Mogwai - Mr. Beast

Review

Wenn ein neues MOGWAI Album erscheint, darf man Atmosphäre erwarten. Und mit “Mr. Beast” verschüttet diese Band besagte Atmosphäre gleich eimerweise.

Ein aus gedrehten und normalen Pianos gelaiertes Intro (“Auto Rock”) umhüllt den Hörer mit Klangstrukturen, deren Zartheit mit jedem Takt anschwillt und, unterstützt durch zuerst kaum hörbare Zerr- und Feedbackgitarren, zu einem spannungsgeladenen, fast schon aggressiven Höhepunkt kommt.

Ein kurzes Gitarrenfill zu Beginn des zweiten Titels (“Glasgow Mega-Snake“) und schon schieben sich treibende Harmonien durch die Gehörgänge. Der Bass pumpt Achtel, die Gitarren schrammeln und enden Unisono. Kaum zu einem wirklichen Riff gewachsen, brechen MOGWAI in sich zusammen und lassen Cleangitarren sprechen. Dieses Intermezzo währt nicht lange, schließlich wäre es auch schade, diese ergreifenden Wendungen nicht noch einmal aufzunehmen. Der Song endet nach furiosen 3:30 Minuten in einem Distortion-Gewitter.

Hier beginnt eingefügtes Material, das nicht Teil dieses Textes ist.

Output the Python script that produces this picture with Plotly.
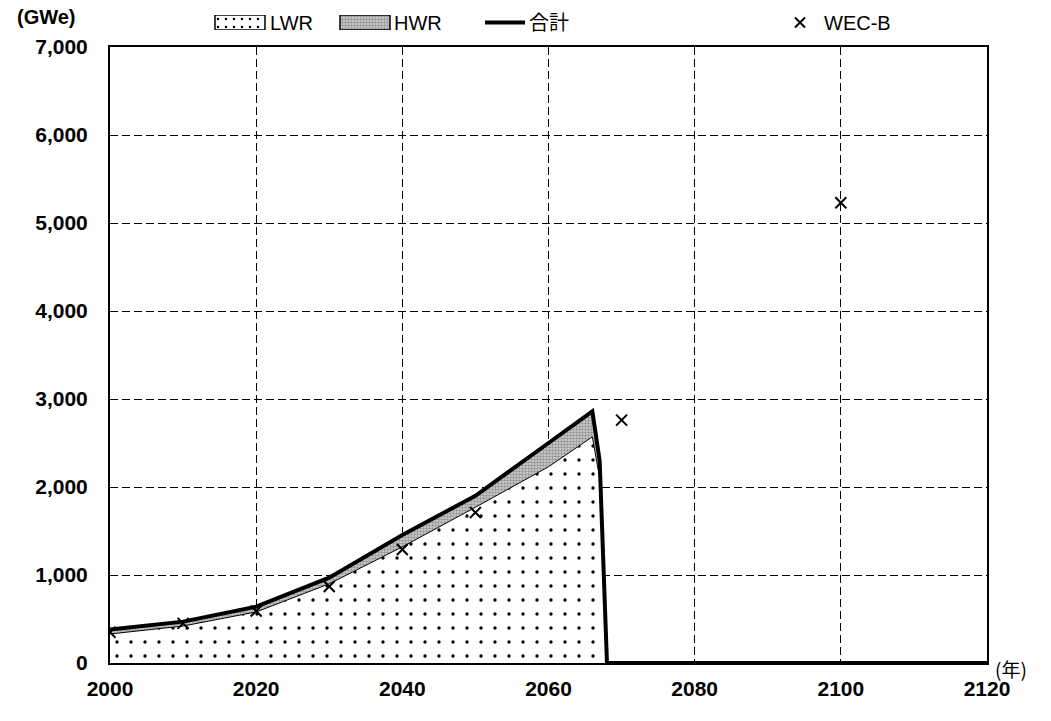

Dynamisch geht es weiter mit “Acid Food”, dem ersten Stück mit Vocals. Sehr ruhig und sehr bedeckt, aber glaubhaft wie Herr Cash im Folsom Prison. Lapsteel-Gitarren fliegen einem um den Kopf und umhüllen mit gespannter Traurigkeit, bevor “Travel is Dangerous” die Ruhe hinwegfegt. Abwechslungsreich wird zwischen Clean-Strophe und Zerr-Refrain alterniert. Die Vocals klingen immer etwas fern, was aber der Musik eher förderlich ist.

Die Nackenhaare stehen nach dem vierten Song zu Berge und lassen sich schwerlich glätten, da “Team Handed” bereits mit solch gefühlvollen Beats und perligen Gitarren beginnt, dass auch der hartgesottenste Trashmetaller die ein oder andere Träne der Rührung nicht verbergen könnte. Das minimalistische Piano verstärkt die Sehnsucht nach Kerzenschein und erfüllt einen förmlich mit Ruhe und Gelassenheit. “Friend of the Night” setzt genau dort an und läßt den Hörer sogar noch tiefer in die Traumwelten hinabgleiten. Der Drang zum Augenschließen wird nur durch des Reviewschreibers mangelndes 10-Finger-Blind-Schreib-System gestört. Ausufernde Schrammelparts, unterstützt durch ein wundervolles, themengebendes Klavier steigern sich ins Unendliche, um kurz vor Ende des Songs wieder klein und bedacht zu erklingen.

“Emergency Trap” wirkt dann sogar noch reduzierter, noch vorsichtiger und bedachter gespielt. Unterschwellige Bratgitarren mischen sich kaum hörbar unter die Harmonieverwebungen. Sie füllen den Raum mit Spannung und sind ein ästhetischer Gegenpart zu den unverzerrten Klängen.

Es wirkt, als wäre die gesamte CD in einem Rutsch geschrieben und arrangiert worden. “Folk Death 95” ist die ideale Fortsetzung zum Vorgängersong und könnte fast ohne Titelmarker funktionieren. Die Aggression steigert sich, wirkt aber trotzdem noch wunderbar verträumt und schwebend.

“I Chose Horses” wurde mit einem japanisch(?)sprachigen Rezitativ bedacht, welches, obwohl der Sinn im unbekannten verbleibt, doch für Gänsehaut sorgt. Das Arrangement ist minimalistisch und besteht aus Piano, cleanen Gitarren und Soundeffects. Ein Stück zum fliegen.

“Mr Beast” wird vom FETTEN “We’re No Here” abgeschlossen. Es zerrt und treibt an allen Ecken. Ein spaciger Bass wird von Achtel-Schiebereien der Gitarren eingehüllt, es peitscht sich auf zu abgefahrenen, rollenden Unisonoriffs, bricht kurz zusammen, schiebt sich wieder auf ungeahnte Höhen und schließt nach etwas mehr als 40 Minuten Gesamtspielzeit ab. Zurückgelassen wird ein träumender und nachdenklicher Hörer. Im Ohr hat er Schönheit, Disharmonie, Noise und Klangkunst.

Ein Album, das groß ist. Ein Album, welches einen auf eine Reise mitnimmt.